You don’t have to be Jewish to love the Columbus Jewish Foundation


“You don’t have to be Jewish to love Levy’s” is one of the most immortalized advertising messages of all time.

Chris Hayes of Outlook Media and Wayne Owens of the German Village Society’s Village Singers paraphrase the ad when talking about charitable giving: You don’t have to be Jewish to love the Columbus Jewish Foundation.

Their organizations, and an increasing number of other non-Jewish groups, are turning to the Columbus Jewish Foundation as a partner for philanthropic endeavors.  Although not Jewish, they find that the Foundation’s fund management services meet their needs as well as pastrami and rye.

Founded in 2001, Village Singers is a neighborhood group that presents two concerts a year and sings carols during Village Lights, an annual German Village holiday celebration featuring luminarias, live entertainment and late-night business openings. Its Foundation-managed endowment provides arts- and music-related scholarships for German Village youngsters. Earlier this year the fund provided scholarships for fifth-grade students to attend Columbus Children’s Theatre summer camp.  According to its founder, Wayne Owens, Village Singers has its sights set on making additional annual grants while also building their endowment.  “We taking small steps,”  he said, “but for starters we want the Village Singers to attain a $10,000 permanent endowment.”

Columbus-based Outlook Media publishes High Street Neighborhoods and Outlook Columbus, the latter of which caters to the lesbian, gay, bisexual and transgender communities. The company’s Outlook Media Fund, housed at the Foundation, awarded its first grant this month to the Columbus-based Kaleidoscope Youth Center.  The grant from the Outlook Media Fund  will help young people to attend next year’s Great Exchange Conference, said Chris Hayes, Outlook Media president and CEO.

“Our fund’s purpose is to give people a voice who don’t have one,” said Hayes, who hopes to support a variety of events and issues as the endowment grows.

Endowments are investment funds with a stated purpose established determined by the donor. They are “evergreen,” meaning that they will always generate money for good causes because the fund principal never is invaded or spent down.

Personal connections played a part in the establishment of the endowments. Both the German Village Society and Outlook Media were encouraged to consider the Columbus Jewish Foundation as their philanthropic partner by Aaron Leventhal, who also is a Foundation fundholder.

“I believe in the mission of the Columbus Jewish Foundation, and it’s not just about being Jewish,” said Leventhal, who has volunteered with Owens on a number of German Village events, and in 2010 sold High Street Neighborhoods to Outlook Media. He believes that non-Jewish organizations and individuals “are a totally untapped resource” for the Foundation.

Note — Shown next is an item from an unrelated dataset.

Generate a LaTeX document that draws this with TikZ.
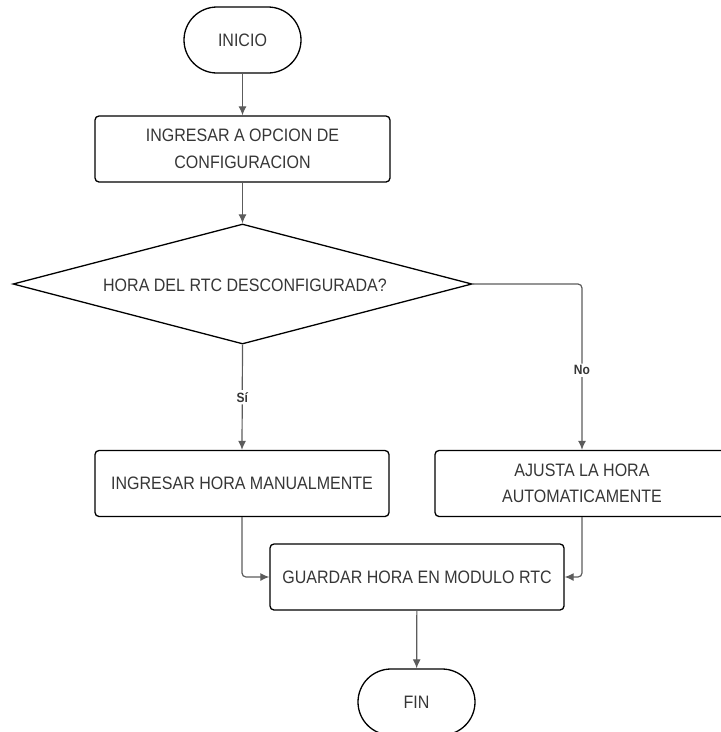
\documentclass[tikz,border=0pt]{standalone}
\usepackage{fontspec}
\setmainfont[FakeStretch=0.89]{Liberation Sans}
\usetikzlibrary{arrows.meta,shapes.geometric}
\definecolor{ink}{HTML}{363636}
\definecolor{wire}{HTML}{5C5C5C}
\begin{document}
\begin{tikzpicture}[x=1pt,y=-1pt,
  txt/.style={text=ink, font=\fontsize{18}{26.5}\selectfont, align=center, inner sep=0pt},
  box/.style={txt, draw=black, line width=1.3pt, rounded corners=4pt,
    minimum width=294pt, minimum height=66pt},
  term/.style={txt, draw=black, line width=1.3pt, rounded corners=33pt,
    minimum width=117pt, minimum height=66pt},
  choice/.style={txt, draw=black, line width=1.3pt, diamond, aspect=3.825,
    minimum width=459pt, minimum height=120pt},
  flow/.style={draw=wire, line width=1.2pt, rounded corners=4pt,
    -{Latex[length=9pt,width=8pt]}},
  tag/.style={fill=white, text=ink, inner sep=2pt,
    font=\bfseries\fontsize{13.5}{13.5}\selectfont}]
\useasboundingbox (0,0) rectangle (721,732);

% process steps
\node[term] (ini) at (242.5,40) {INICIO};
\node[box, minimum width=295pt] (cfg) at (242.5,149) {INGRESAR A OPCION DE\\CONFIGURACION};
\node[choice] (dec) at (242.5,284) {};
\node[txt] (q) at (245,285) {HORA DEL RTC DESCONFIGURADA?};
\node[box] (man) at (242,483.5) {INGRESAR HORA MANUALMENTE};
\node[box] (auto) at (582,483.5) {AJUSTA LA HORA\\AUTOMATICAMENTE};
\node[box] (save) at (417,577) {GUARDAR HORA EN MODULO RTC};
\node[term] (fin) at (416.5,702) {FIN};

% connectors
\draw[flow] (ini) -- (cfg);
\draw[flow] (cfg) -- (dec);
\draw[flow] (dec.south) -- node[tag] {Sí} (man.north);
\draw[flow] (dec.east) -| node[tag, pos=0.76] {No} (auto.north);
\draw[flow] (man.south) |- (save.west);
\draw[flow] (auto.south) |- (save.east);
\draw[flow] (save) -- (fin);
\end{tikzpicture}
\end{document}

Both Owens and Hayes worked with Foundation CEO Jackie Jacobs to establish their funds. Owens said the Foundation’s management fee is “extremely favorable,” while Hayes noted that Jacobs helped him identify a direction for his fund and “did all the heavy lifting.” Both had considered other charitable organizations before turning to Foundation for assistance.

“I just really like Jackie and the entire organization,” said Hayes, adding that despite the small size of the endowment, “I never get lost in the mix.” Owens agreed, adding that he’d recommend the Foundation to others. “This is not a secular or religious issue – it’s simply to reward students,” he said.

Jacobs said inclusiveness and diversity are Foundation goals. Although it manages dozens of organizations’ endowments, “People don’t always recognize the broad reach of the Foundation, and some might assume it’s only for Jewish causes,” he said. “but we serve the entire community.”

Article appears as published in the Ohio Jewish Chronicle, August 14, 2014.